Gerard Bond*, Hartmut Heinrich, Wallace Broecker*, Laurent Labeyrie, Jerry McManus*, John Andrews§, Sylvain Huon, Ruediger Jantschik, Silke Clasen£, Christine Simet**, Kathy Tedesco, Mieczyslawa Klas*, Georges Bonani & Susan Ivy

*Lamont-Doherty Geological Observatory, Palisades, New York 10964, USA
Bundesamt für Seeschiffahrt und Hydrographie, Postfach 30 12 20, 2000 Hamburg 36, Germany
C.F.R. Laboratoire mixte CNRS-CEA, Domaine du CNRS, 91198, Gif-sur-Yvette Cedex, France
§Institute of Arctic and Alpine Research and Geological Sciences Box 450, University of Colorado, Boulder, Colorado 80309 USA
Département de Minéralogie, 13 rue des Maraichers, CH-1211 Geneve 4, Switzerland
Institut de Géologic, 11, rue E. Argand, CH-2007 Neuchâtel, Switzerland
£Abteilung Sediment-Geologie, Institut für Geologie und Paläontologie, Goldschmidtstrasse 3, W-3400 Göttingen, Germany
**Institut für Geologie und Paläontologie, Sigwartstrasse 10, 7400 Tübingen, Germany
Institut für Mittelenergiephysik, ETH Honggerberg, CH-8093 Zurich, Switzerland

SEDIMENTS in the North Atlantic ocean contain a series of layers that are rich in ice-rafted debris and unusually poor in foraminifera1. Here we present evidence that the most recent six of these 'Heinrich layers', deposited between 14,000 and 70,000 years ago, record marked decreases in sea surface temperature and salinity, decreases in the flux of planktonic foraminifera to the sediments, and short-lived, massive discharges of icebergs originating in eastern Canada.
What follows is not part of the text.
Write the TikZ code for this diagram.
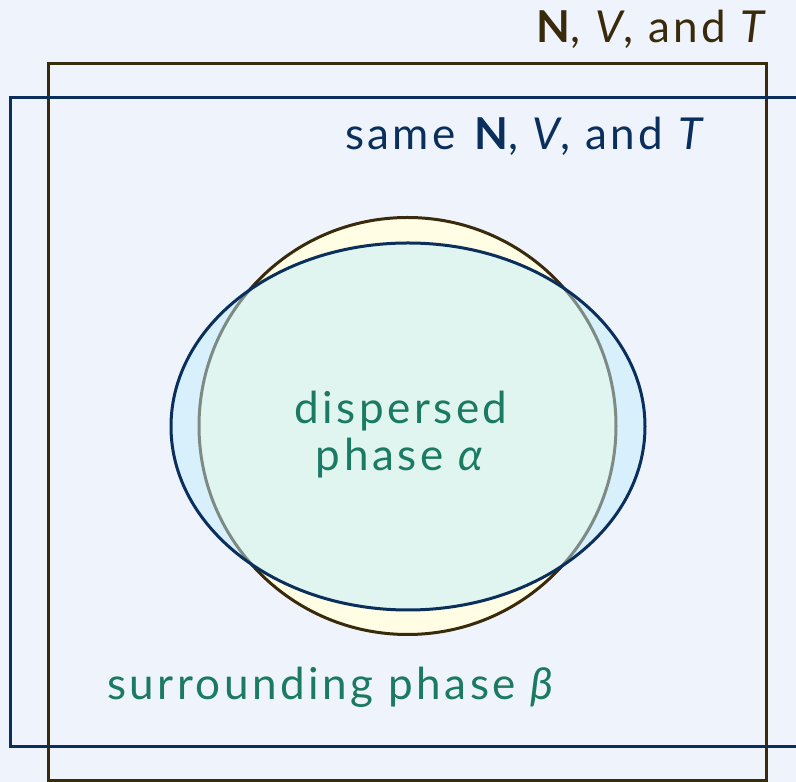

The path of the icebergs, clearly marked by the presence of ice-rafted detrital carbonate, can be traced for more than 3,000 km—a remarkable distance, attesting to extreme cooling of surface waters and enormous amounts of drifting ice. The cause of these extreme events is puzzling. They may reflect repeated rapid advances of the Laurentide ice sheet, perhaps associated with reductions in air temperatures, yet temperature records from Greenland ice cores appear to exhibit only a weak corresponding signal. Moreover, the 5–10,000-yr intervals between the events are inconsistent with Milankovitch orbital periodicities, raising the question of what the ultimate cause of the postulated cooling may have been.